In Erich Fromm’s book The Art of Loving, which inspired Trubkovich’s exhibition, the author suggests that love is a refuge – a remedy for isolation and our disconnection from each other and nature. By archiving whispers of feelings and recollections, which are dangerously close to disappearing forever, the artist forms a pictorial and emotional space, simultaneously. Implied by the title, the work presented in Leap Second also aligns with the actuality of phantom time. All of the paused moments, ethos, and bits of history that Trubkovich has chosen to suspend, occurred in the matter of an instant. This work fleshes out the missing measure by developing sentiment, and in doing so, accounts for just one leap second.

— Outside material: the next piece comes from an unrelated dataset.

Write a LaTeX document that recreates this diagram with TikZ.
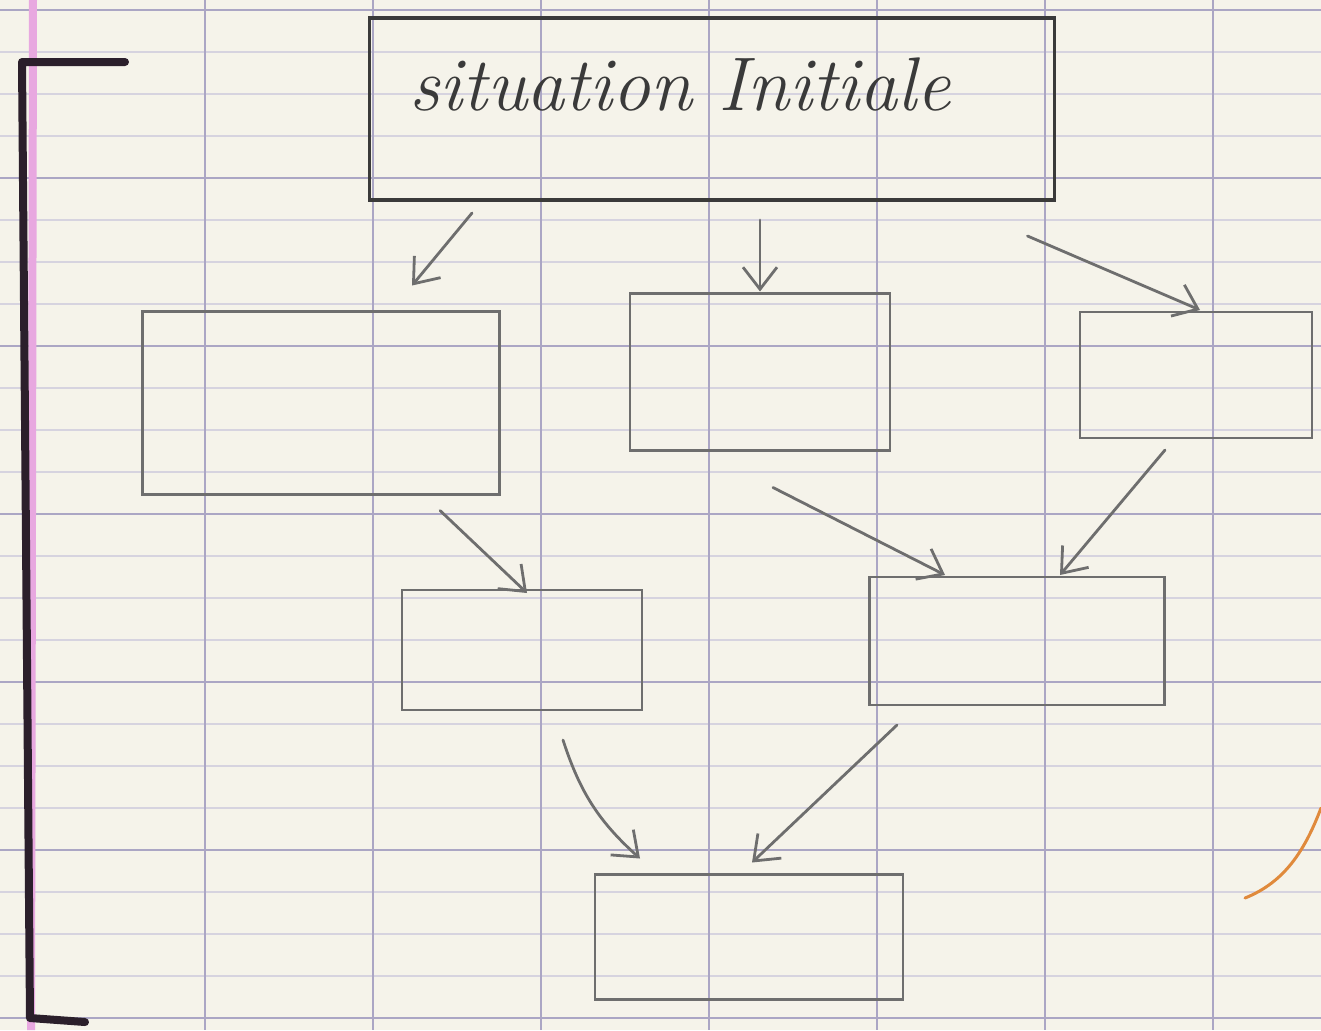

“The reason I’m in this business, I assume all performers are – it’s “Look at me, Ma!” It is acceptance, you know – “Look at me, Ma, look at me, Ma, look at me, Ma.” And if your mother watches, you’ll show off till you’re exhausted; but if your mother goes, Ptshew!” – Lenny Bruce
Kon Trubkovich (b. 1979, Moscow, Russia) has exhibited nationally at Marianne Boesky Gallery, New York, NY; P.S.1 Contemporary Art Center, New York, NY; and Artpace, San Antonio, TX. His work has shown internationally at Museum 52, London, UK; Zabludowicz Collection, London, UK; Athens Biennial of Contemporary Art, Athens, Greece; Macro Future Museum, Rome, Italy; 2nd Moscow Biennale of Contemporary Art, Moscow, Russia; Fondazione Sandretto Re Rebaudengo, Turin, Italy; Julia Stoschek Collection, Dusseldorf, Germany; and at Kunstmuseum Bern, Bern, Switzerland. Kon Trubkovich lives and works in New York, NY, and this is his first solo exhibition with OHWOW.